Eighteen months after the Deepwater Horizon disaster, we have another country threatening to ban an oil company after a deep water spill.

Yesterday it was Brazil’s turn to say it might ban Chevron from drilling in its deep water oilfields as punishment for the 3,000 barrel oil spill from the company’s Frade project.

Chevron has pumped oil from Frade since 2009, spending $3.6 billion on the project so far. Like BP in the Gulf of Mexico, Chevron could have a lot to lose from this spill. It is Brazil’s third largest operator.

According to press reports this morning the company could lose its status as a “class A” operator, denying it access to some of the most lucrative drilling waters in the world.

Yesterday the company was fined R$50m ($28m) by Brazil’s environmental regulator, Ibama with “a further five or six” further fines and damages planned.

The fine itself is small change to Chevron – being roughly equivalent to the value of three-and-a-half days output from the Frade field, which is producing about 79,000 bpd.

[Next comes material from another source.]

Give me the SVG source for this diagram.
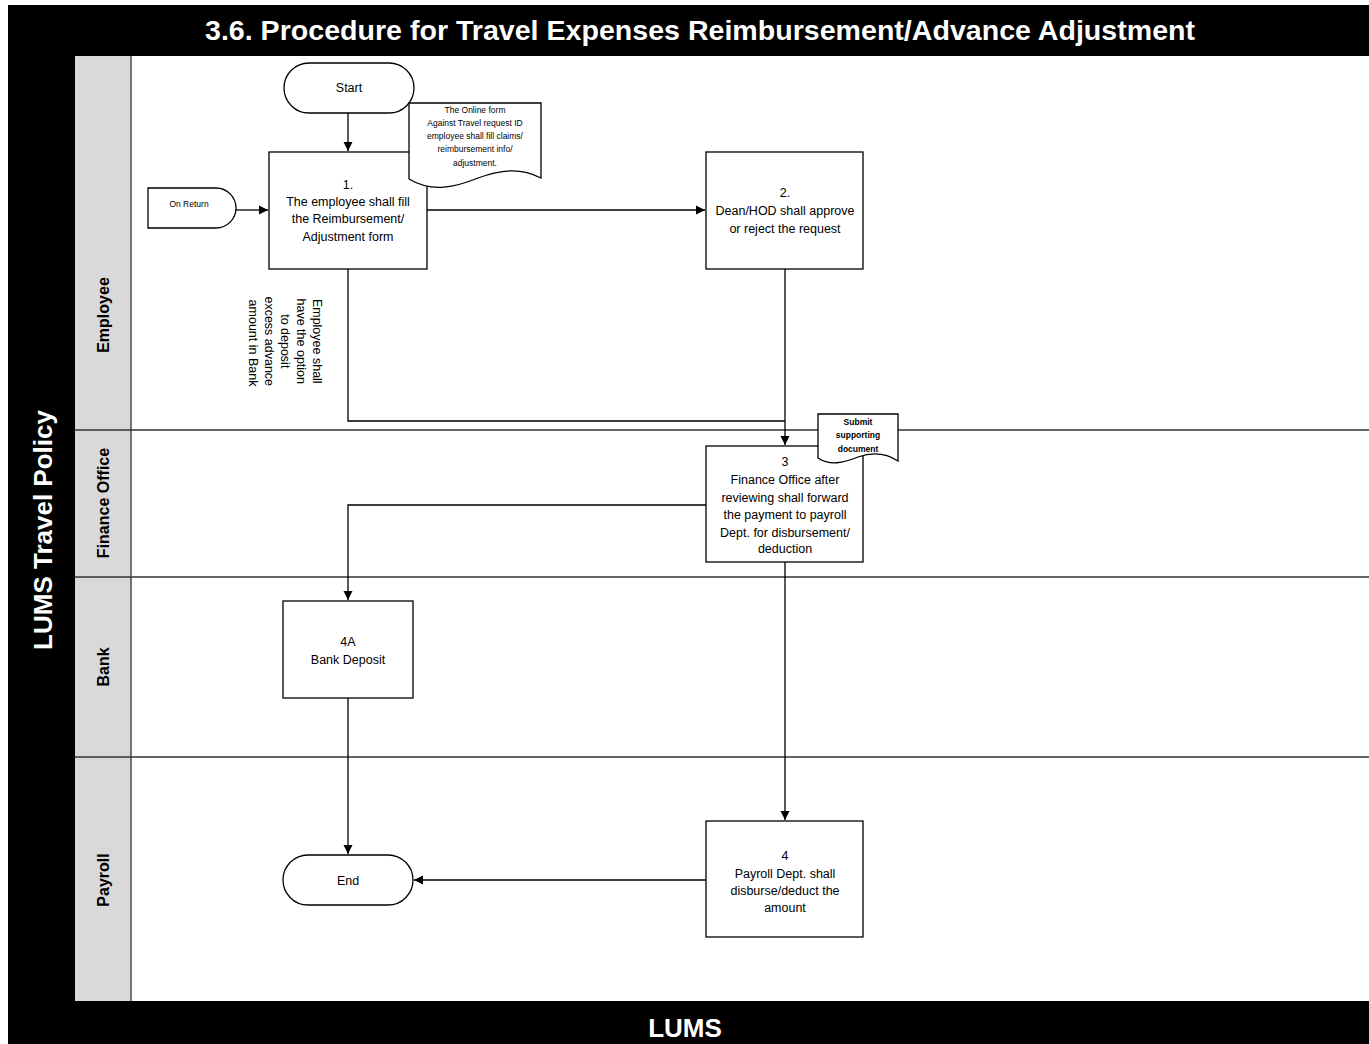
<svg xmlns="http://www.w3.org/2000/svg" width="1369" height="1044" viewBox="0 0 1369 1044">
<defs>
<marker id="arr" markerWidth="10" markerHeight="10" refX="9" refY="5" orient="auto" markerUnits="userSpaceOnUse">
<path d="M0,0.5 L9,5 L0,9.5 Z" fill="#000"/>
</marker>
<style>
.shape{fill:#fff;stroke:#000;stroke-width:1.3}
.lane{stroke:#333;stroke-width:1.3;fill:none}
.t{font-family:"Liberation Sans",Arial,sans-serif;font-size:12.5px;fill:#000;text-anchor:middle}
.s{font-family:"Liberation Sans",Arial,sans-serif;font-size:8.5px;fill:#000;text-anchor:middle}
.sb{font-family:"Liberation Sans",Arial,sans-serif;font-size:8.5px;font-weight:bold;fill:#000;text-anchor:middle}
.hd{font-family:"Liberation Sans",Arial,sans-serif;font-weight:bold;fill:#fff;text-anchor:middle}
.ln{font-family:"Liberation Sans",Arial,sans-serif;font-size:16px;font-weight:bold;fill:#000;text-anchor:middle}
.conn{fill:none;stroke:#000;stroke-width:1.3}
</style>
</defs>
<g id="frame">
<rect x="8" y="5" width="1361" height="1039" fill="#000"/>
<rect x="75" y="56" width="1294" height="945" fill="#fff"/>
<rect x="75" y="56" width="56" height="945" fill="#d9d9d9"/>
<line class="lane" x1="131" y1="56" x2="131" y2="1001"/>
<line class="lane" x1="75" y1="430" x2="1369" y2="430"/>
<line class="lane" x1="75" y1="577" x2="1369" y2="577"/>
<line class="lane" x1="75" y1="757" x2="1369" y2="757"/>
<text class="hd" x="700" y="40" font-size="27" textLength="990" lengthAdjust="spacingAndGlyphs">3.6. Procedure for Travel Expenses Reimbursement/Advance Adjustment</text>
<text class="hd" x="685" y="1037" font-size="26">LUMS</text>
<text class="hd" font-size="26" transform="translate(52,530) rotate(-90)">LUMS Travel Policy</text>
<text class="ln" transform="translate(109,315) rotate(-90)">Employee</text>
<text class="ln" transform="translate(109,503) rotate(-90)">Finance Office</text>
<text class="ln" transform="translate(109,667) rotate(-90)">Bank</text>
<text class="ln" transform="translate(109,880) rotate(-90)">Payroll</text>
</g>
<g id="connectors">
<line class="conn" x1="348" y1="113" x2="348" y2="151" marker-end="url(#arr)"/>
<line class="conn" x1="236" y1="210" x2="268" y2="210" marker-end="url(#arr)"/>
<line class="conn" x1="427" y1="210" x2="705" y2="210" marker-end="url(#arr)"/>
<polyline class="conn" points="348,269 348,421 785,421"/>
<line class="conn" x1="785" y1="269" x2="785" y2="445" marker-end="url(#arr)"/>
<polyline class="conn" points="706,505 348,505 348,600" marker-end="url(#arr)"/>
<line class="conn" x1="785" y1="562" x2="785" y2="820" marker-end="url(#arr)"/>
<line class="conn" x1="348" y1="698" x2="348" y2="854" marker-end="url(#arr)"/>
<line class="conn" x1="706" y1="880" x2="414" y2="880" marker-end="url(#arr)"/>
<text class="t" transform="translate(278,343) rotate(90)">
<tspan x="0" y="-35">Employee shall</tspan>
<tspan x="0" y="-19">have the option</tspan>
<tspan x="0" y="-3">to deposit</tspan>
<tspan x="0" y="13">excess advance</tspan>
<tspan x="0" y="29">amount in Bank</tspan>
</text>
</g>
<g id="start">
<rect class="shape" x="284" y="63" width="130" height="50" rx="25"/>
<text class="t" x="349" y="92">Start</text>
</g>
<g id="onreturn">
<path class="shape" d="M148,188 H216 A20,20 0 0 1 216,228 H148 Z"/>
<text class="s" x="189" y="207">On Return</text>
</g>
<g id="step1">
<rect class="shape" x="269" y="152" width="158" height="117"/>
<text class="t" x="348" y="189">1.</text>
<text class="t" x="348" y="206">The employee shall fill</text>
<text class="t" x="348" y="223">the Reimbursement/</text>
<text class="t" x="348" y="241">Adjustment form</text>
</g>
<g id="note1">
<path class="shape" d="M409,103 H541 V178 C520,167 500,170 478,178 C456,187 432,193 409,179 Z"/>
<text class="s" x="475" y="113">The Online form</text>
<text class="s" x="475" y="126">Against Travel request ID</text>
<text class="s" x="475" y="139">employee shall fill claims/</text>
<text class="s" x="475" y="152">reimbursement info/</text>
<text class="s" x="475" y="166">adjustment.</text>
</g>
<g id="step2">
<rect class="shape" x="706" y="152" width="157" height="117"/>
<text class="t" x="785" y="197">2.</text>
<text class="t" x="785" y="215">Dean/HOD shall approve</text>
<text class="t" x="785" y="233">or reject the request</text>
</g>
<g id="step3">
<rect class="shape" x="706" y="446" width="157" height="116"/>
<text class="t" x="785" y="466">3</text>
<text class="t" x="785" y="484">Finance Office after</text>
<text class="t" x="785" y="502">reviewing shall forward</text>
<text class="t" x="785" y="519">the payment to payroll</text>
<text class="t" x="785" y="537">Dept. for disbursement/</text>
<text class="t" x="785" y="553">deduction</text>
</g>
<g id="note2">
<path class="shape" d="M818,414 H898 V461 C886,453 872,452 858,457 C843,463 830,466 818,458 Z"/>
<text class="sb" x="858" y="425">Submit</text>
<text class="sb" x="858" y="438">supporting</text>
<text class="sb" x="858" y="452">document</text>
</g>
<g id="step4a">
<rect class="shape" x="283" y="601" width="130" height="97"/>
<text class="t" x="348" y="646">4A</text>
<text class="t" x="348" y="664">Bank Deposit</text>
</g>
<g id="end">
<rect class="shape" x="283" y="855" width="130" height="50" rx="25"/>
<text class="t" x="348" y="885">End</text>
</g>
<g id="step4">
<rect class="shape" x="706" y="821" width="157" height="116"/>
<text class="t" x="785" y="860">4</text>
<text class="t" x="785" y="878">Payroll Dept. shall</text>
<text class="t" x="785" y="895">disburse/deduct the</text>
<text class="t" x="785" y="912">amount</text>
</g>
</svg>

It is now the wider political consequences the company has to worry about.

Although Chevron has stopped the leak, the political fall-out continues, with the authorities calling the incident off the scenic coast “an environmental crime”.

There are now accusations that Chevron misled the authorities about the scale of the accident, prompting a police investigation.

Moreover as like the Deepwater Horizon it seems the tragedy should not have happened. Carlos Minc, Rio state’s environment secretary, has said “This accident could have been avoided. It wasn’t a lightening bolt from the middle of nowhere or a human failure.”

The leak once again demonstrates the ecological dangers of deep water drilling  and comes as Brazil is gearing up to exploit the vast pre-salt reserves, that could contain a whopping 50 – 100 billion barrels of oil (although some of that could just be good old fashioned industry hype).

As one of the largest oil companies in the world, Chevron can survive half a dozen fines for a relatively small spill. What it cannot survive is a ban in the lucrative waters of deep-water Brazil, where the company has invested heavily in the country’s offshore fields, not just in Frade.

“With pre-salt coming up, the government was already getting concerned after the disaster in the gulf,” Erasto Almeida, an analyst at Eurasia Group told the Financial Times. “Now, with this as well, they want to warn companies that they are going to come under a lot of scrutiny in Brazil.”

So both BP and Chevron will be under particular scrutiny now. How long will it be before we add another big oil company to the list?